Frankfurter Rundschau, 1.12.2000

Schönbohm lenkt bei Altfällen ein

Brandenburgs Minister scheut Koalitionsstreit um Flüchtlinge

Von Karl-Heinz Baum

BERLIN, 30. November. Der bisher schwerste Krach in der seit einem Jahr regierenden großen Koalition von SPD und CDU in Brandenburg ist beigelegt. Im Streit um eine humane Praxis in der brandenburgischen Ausländerpolitik hat Innenminister Jörg Schönbohm (CDU) eingelenkt. Die Regierungsfraktionen stimmten am Mittwochabend einer neuen Weisung Schönbohms zu, die eine liberalere Anwendung der Altfallregelung für Flüchtlinge vorsieht.

Künftig sollen ähnlich wie in Sachsen und Niedersachsen abgelehnte Asylbewerber, die am Stichtag 19. November 1999 unverschuldet arbeitslos waren, aber Bemühungen um eine Beschäftigung nachweisen können, eine auf sechs Monate befristete Aufenthaltsbefugnis zur Arbeitsuche erhalten. Die Voraussetzung, der Lebensunterhalt müsse gesichert sein, werde als "erfüllt angesehen", wenn bis zum Stichtag "Bemühungen um eine Beschäftigung nachgewiesen sind" oder am Stichtag "ein Arbeitsvertrag oder eine verbindliche Zusage für ein Beschäftigungsverhältnis vorlag". Bisher durfte als "Altfall" nur im Lande bleiben, wer einen Arbeitsplatz oder eine Wohnung nachweisen konnte. Die Zahl der von der Regelung Betroffenen wird mit rund 400 angegeben.

Bundestagspräsident Wolfgang Thierse und der evangelische Landesbischof Wolfgang Huber hatten die Praxis des Landes für Altfälle scharf kritisiert und als kalt und herzlos bezeichnet.

Schönbohm lenkte ein, als die SPD ankündigte, sollte sich in dieser Frage keine Lösung in der Koalition abzeichnen, werde sie einen Beschluss in ihrem Sinne im Landtag herbeiführen. Eine Mehrheit wäre nur mit der oppositionellen PDS möglich gewesen. Einen solchen Schritt in Richtung spätere Zusammenarbeit zwischen SPD und PDS wollte die CDU nicht riskieren. Erstmals hatte der bislang unumstrittene CDU-Chef Widerstand in den eigenen Reihen gespürt.

SPD-Fraktionssprecher Ingo Decker nennt Schönbohms Weisung eine humane und weitherzige Lösung.
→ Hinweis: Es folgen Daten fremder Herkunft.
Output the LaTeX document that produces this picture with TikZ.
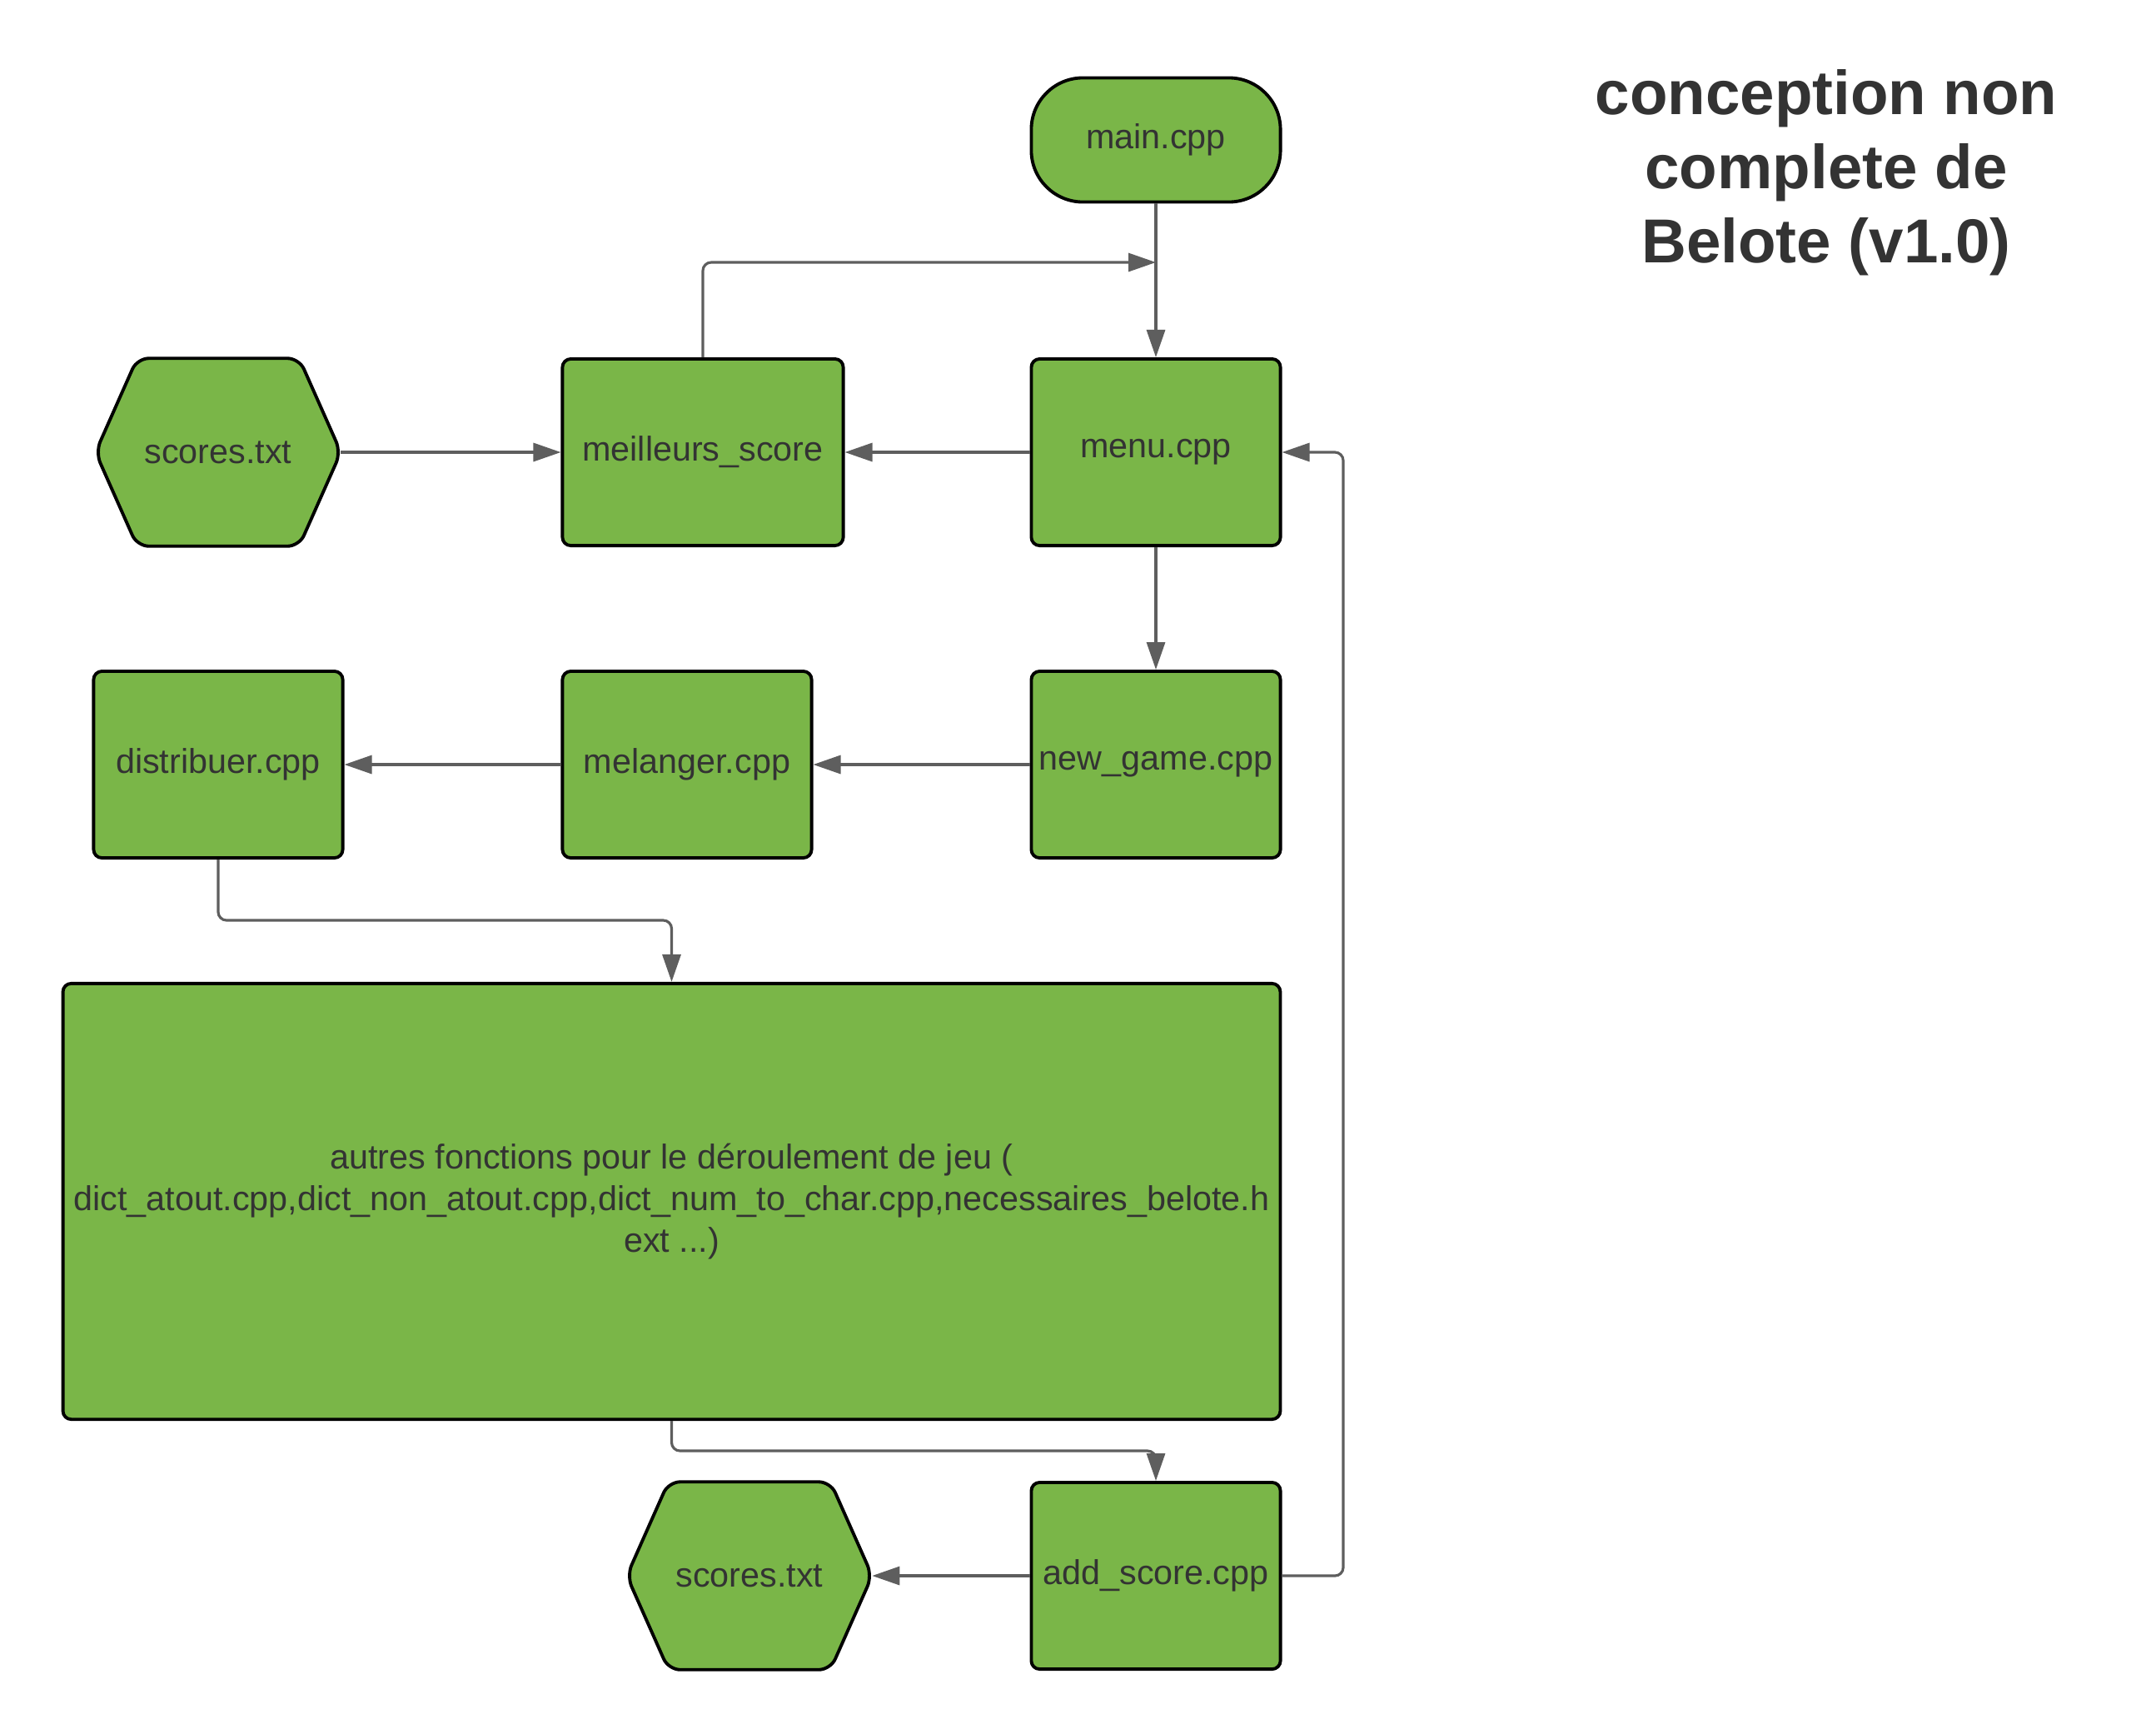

Alle Betroffenen hätten jetzt eine faire Chance.

Damit ist auch die wesentliche Forderung Bischof Hubers erfüllt, der stets betont hatte, es dürfe nicht allein entscheidend sein, ob eine Wohnung oder ein Arbeitsplatz vorhanden sei: Das eine bedinge immer das andere.